Here's the thing; I've pretty much run through all the actual decisive battles and even the engagements I'm interested in that were fought in January. Same-same for December as I'm sure you haven't noticed, but we didn't have a battle here, either.
So I'm casting about for something to discuss in the upcoming month and what's been tickling my fancy is to review the fight that took place in Bataan between December 1941 and January 1942, the so-called "Battle of Bataan".
My thoughts are that I want to discuss the Imperial Japanese Army and there are really only three places I'm interested in doing that; Khalkhyn Gol in May (IJA vs. Soviets, 1939), Kohima-Imphal for April (IJA vs. Britain, 1944),and this one, the IJA vs. the US and Philippine Army.
Any interest in that?
16 comments:
If you have the time and energy Bataan is definitely worth the FD Chief treatment. The Bataan and Corregidor battles stand out for taking much longer than expected compared to the fall of Malaya and Singapore, and it appears that the difference is mainly on the Japanese side.
If you are tight for resources, I'd go for the other two since Khalkhin Gol is relatively unknown in the US and Imphal-Kohima is more illustrative of both Japanese failure and Allied growth.
My vote is for Bataan since it's rarely discussed except for the 'death march' afterwards. It'd be interesting to see what happened before it.
I've played a wargame for Kohima-Imphal (http://www.multimanpublishing.com/tabid/58/CategoryID/7/ProductID/4/Default.aspx), good god was that a nasty-nasty place to fight.
Yes to all three! I'm sure there are lots of insights from each, and the Japanese army isn't something much explored.
Yes to all three from me as well! I don't know as much about the IJA as I'd like to, and would love to read your analysis.
I would love a tour of the IJA.
Other things that might interest you are the Battle of CaaguazĂș or the Battle of Lake Trasimene.
Khalkhyn Gol would be quite interesting as its seems to get little attention.
Yes please, to all of them. I've been looking forwards to seeing you take a closer look at the IJA.
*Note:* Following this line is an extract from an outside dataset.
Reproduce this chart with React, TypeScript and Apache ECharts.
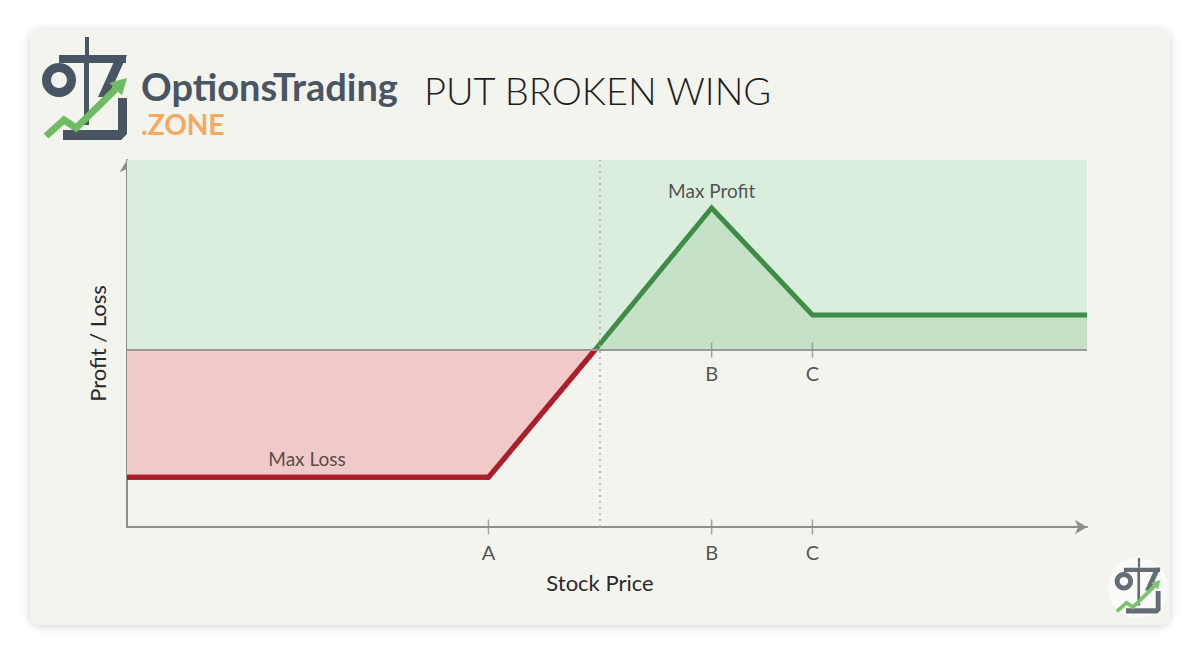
import React, { useEffect, useRef } from "react";
import * as echarts from "echarts";

// ---- data ----
const X_MIN = 0;
const X_MAX = 100;
const Y_MIN = -5.06;
const Y_MAX = 5.43;

const strikeNames = ["A", "B", "C"];
const strikePrices = [37.65, 60.9, 71.4];
const zeroTickNames = ["B", "C"];
const zeroTickPrices = [60.9, 71.4];

const breakevenLinePrice = 49.27;

const lossX = [0, 37.65, 48.75];
const lossY = [-3.64, -3.64, 0];
const profitX = [48.75, 60.9, 71.4, 100];
const profitY = [0, 4.06, 1.0, 1.0];

const maxLossLabelAt = [18.75, -3.64];
const maxProfitLabelAt = [60.9, 4.06];

const titleText = "PUT BROKEN WING";
const xAxisName = "Stock Price";
const yAxisName = "Profit / Loss";

const FONT = "Lato, 'Noto Sans', sans-serif";
const DARK = "#4a5563";
const AXIS = "#8e8e8e";

function logoChildren(dark: string, green: string) {
  return [
    { type: "rect", shape: { x: 85, y: 37, width: 4, height: 18 }, style: { fill: dark } },
    { type: "ring", shape: { cx: 59, cy: 80, r: 17, r0: 8 }, style: { fill: dark } },
    { type: "rect", shape: { x: 59, y: 55, width: 67, height: 8 }, style: { fill: dark } },
    { type: "polygon", shape: { points: [[117, 55], [127, 55], [108, 97], [98, 97]] }, style: { fill: dark } },
    { type: "rect", shape: { x: 84, y: 63, width: 5, height: 62 }, style: { fill: dark } },
    {
      type: "polygon",
      shape: { points: [[63, 130], [118, 130], [118, 98], [127, 98], [127, 134], [121, 140], [63, 140]] },
      style: { fill: dark },
    },
    {
      type: "polyline",
      shape: { points: [[46, 136], [64, 120], [76, 128], [115.6, 89.2]] },
      style: { stroke: green, lineWidth: 7, fill: null, lineJoin: "miter" },
    },
    {
      type: "polygon",
      shape: { points: [[127, 78], [121.9, 95.6], [109.3, 82.8]] },
      style: { fill: green },
    },
  ];
}

export default function App() {
  const ref = useRef<HTMLDivElement>(null);

  useEffect(() => {
    if (!ref.current) return;
    const chart = echarts.init(ref.current, null, { renderer: "svg" });

    const lossData = lossX.map((x, i) => [x, lossY[i]]);
    const profitData = profitX.map((x, i) => [x, profitY[i]]);

    const tickStyle = { color: AXIS };
    const axisTicks = strikeNames.map((n, i) => ({ name: n, value: [strikePrices[i], Y_MIN] }));
    const zeroTicks = zeroTickNames.map((n, i) => ({ name: n, value: [zeroTickPrices[i], 0] }));

    const option: any = {
      animation: false,
      backgroundColor: "#ffffff",
      grid: { left: 127, top: 160, right: 113, bottom: 128, containLabel: false },
      xAxis: {
        type: "value",
        min: X_MIN,
        max: X_MAX,
        name: xAxisName,
        nameLocation: "middle",
        nameGap: 44,
        nameTextStyle: { fontFamily: FONT, fontSize: 22, color: "#2a2a2a", padding: [0, 14, 0, 0] },
        axisLine: {
          show: true,
          onZero: false,
          symbol: ["none", "arrow"],
          symbolSize: [11, 12],
          lineStyle: { color: AXIS, width: 2 },
        },
        axisTick: { show: false },
        axisLabel: { show: false },
        splitLine: { show: false },
      },
      yAxis: {
        type: "value",
        min: Y_MIN,
        max: Y_MAX,
        name: yAxisName,
        nameLocation: "middle",
        nameGap: 19,
        nameTextStyle: { fontFamily: FONT, fontSize: 22, color: "#2a2a2a" },
        axisLine: {
          show: true,
          onZero: false,
          symbol: ["none", "arrow"],
          symbolSize: [11, 12],
          lineStyle: { color: AXIS, width: 2 },
        },
        axisTick: { show: false },
        axisLabel: { show: false },
        splitLine: { show: false },
      },
      graphic: [
        {
          type: "rect",
          z: -10,
          shape: { x: 30, y: 30, width: 1140, height: 595, r: 10 },
          style: { fill: "#f4f4ef", shadowBlur: 10, shadowColor: "rgba(0,0,0,0.18)", shadowOffsetY: 1 },
        },
        { type: "group", x: 0, y: 0, children: logoChildren(DARK, "#6fbb63") },
        {
          type: "circle",
          shape: { cx: 1138, cy: 588, r: 30 },
          style: { fill: "rgba(255,255,255,0.55)" },
        },
        {
          type: "group",
          x: 1092,
          y: 538,
          scaleX: 0.54,
          scaleY: 0.54,
          children: logoChildren("#646c75", "#7cc470"),
        },
        {
          type: "text",
          x: 141,
          y: 86,
          style: {
            text: "OptionsTrading",
            fontFamily: FONT,
            fontWeight: 700,
            fontSize: 38,
            lineHeight: 36,
            fill: DARK,
            verticalAlign: "middle",
            align: "left",
          },
        },
        {
          type: "text",
          x: 141,
          y: 124,
          style: {
            text: ".ZONE",
            fontFamily: FONT,
            fontWeight: 700,
            fontSize: 28,
            lineHeight: 24,
            fill: "#f5a85e",
            verticalAlign: "middle",
            align: "left",
          },
        },
        {
          type: "text",
          x: 424,
          y: 90,
          style: {
            text: titleText,
            fontFamily: FONT,
            fontWeight: 300,
            fontSize: 38,
            fill: "#1e1e1e",
            verticalAlign: "middle",
            align: "left",
          },
        },
      ],
      series: [
        {
          name: "bg",
          type: "line",
          data: [],
          z: 1,
          silent: true,
          markArea: {
            silent: true,
            itemStyle: { color: "#dbeedd" },
            data: [[{ xAxis: X_MIN, yAxis: 0 }, { xAxis: X_MAX, yAxis: Y_MAX }]],
          },
          markLine: {
            silent: true,
            symbol: "none",
            label: { show: false },
            data: [{ xAxis: breakevenLinePrice }],
            lineStyle: { color: "#a8a8a8", width: 1.5, type: [2, 4] },
          },
        },
        {
          name: "loss",
          type: "line",
          data: lossData,
          z: 2,
          symbol: "none",
          lineStyle: { color: "#ab1f2d", width: 5, join: "miter" },
          areaStyle: { color: "#f2c9c9", opacity: 1, origin: 0 },
        },
        {
          name: "profitArea",
          type: "line",
          data: profitData,
          z: 2,
          symbol: "none",
          lineStyle: { width: 0 },
          areaStyle: { color: "#c5e2c8", opacity: 1, origin: 0 },
        },
        {
          name: "zero",
          type: "line",
          data: [],
          z: 3,
          markLine: {
            silent: true,
            symbol: "none",
            label: { show: false },
            data: [{ yAxis: 0 }],
            lineStyle: { color: "#999999", width: 2, type: "solid" },
          },
        },
        {
          name: "profit",
          type: "line",
          data: profitData,
          z: 4,
          symbol: "none",
          lineStyle: { color: "#3f8b47", width: 5, join: "miter" },
        },
        {
          name: "lossLine",
          type: "line",
          data: lossData,
          z: 4,
          symbol: "none",
          lineStyle: { color: "#ab1f2d", width: 5, join: "miter" },
        },
        {
          name: "axisTicks",
          type: "scatter",
          z: 5,
          clip: false,
          symbol: "rect",
          symbolSize: [1.5, 15],
          itemStyle: tickStyle,
          label: {
            show: true,
            position: "bottom",
            distance: 7,
            formatter: "{b}",
            fontFamily: FONT,
            fontSize: 20,
            color: "#2a2a2a",
          },
          data: axisTicks,
        },
        {
          name: "zeroTicks",
          type: "scatter",
          z: 5,
          clip: false,
          symbol: "rect",
          symbolSize: [1.5, 15],
          itemStyle: tickStyle,
          label: {
            show: true,
            position: "bottom",
            distance: 6,
            formatter: "{b}",
            fontFamily: FONT,
            fontSize: 20,
            color: "#2a2a2a",
          },
          data: zeroTicks,
        },
        {
          name: "annotations",
          type: "scatter",
          z: 6,
          clip: false,
          symbolSize: 0,
          label: {
            show: true,
            position: "top",
            formatter: "{b}",
            fontFamily: FONT,
            fontSize: 19,
            color: "#2a2a2a",
          },
          data: [
            { name: "Max Profit", value: maxProfitLabelAt, label: { distance: 8 } },
            { name: "Max Loss", value: maxLossLabelAt, label: { distance: 9 } },
          ],
        },
      ],
    };

    chart.setOption(option);
    return () => chart.dispose();
  }, []);

  return (
    <div
      ref={ref}
      style={{ position: "fixed", left: 0, top: 0, width: 1200, height: 655 }}
    />
  );
}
Ael, I'm not sure there's much to cover on Lake Trasimene. It's only covered by Livy and Polybius and I don't think there's much conflict between their writings. Simple story of Roman general marching without scouting and getting ambushed.
I'd say Cannae is more interesting for several factors but the battle is usually done to death. Zama is interesting as it's Hannibal's last battle and I've had one scholar theorize Hanny was trying another clever ploy.
Okay, so Bataan it is for January, then...
And I just finished a book called "The Ghosts of Cannae", Leon, and the author takes a very similar view about Trasimene; that there's no particularly good reportage of the engagement and that it's not much of a "whodunnit"; Hannibal does a good IPB, the Romans don't and get bushwacked and destroyed.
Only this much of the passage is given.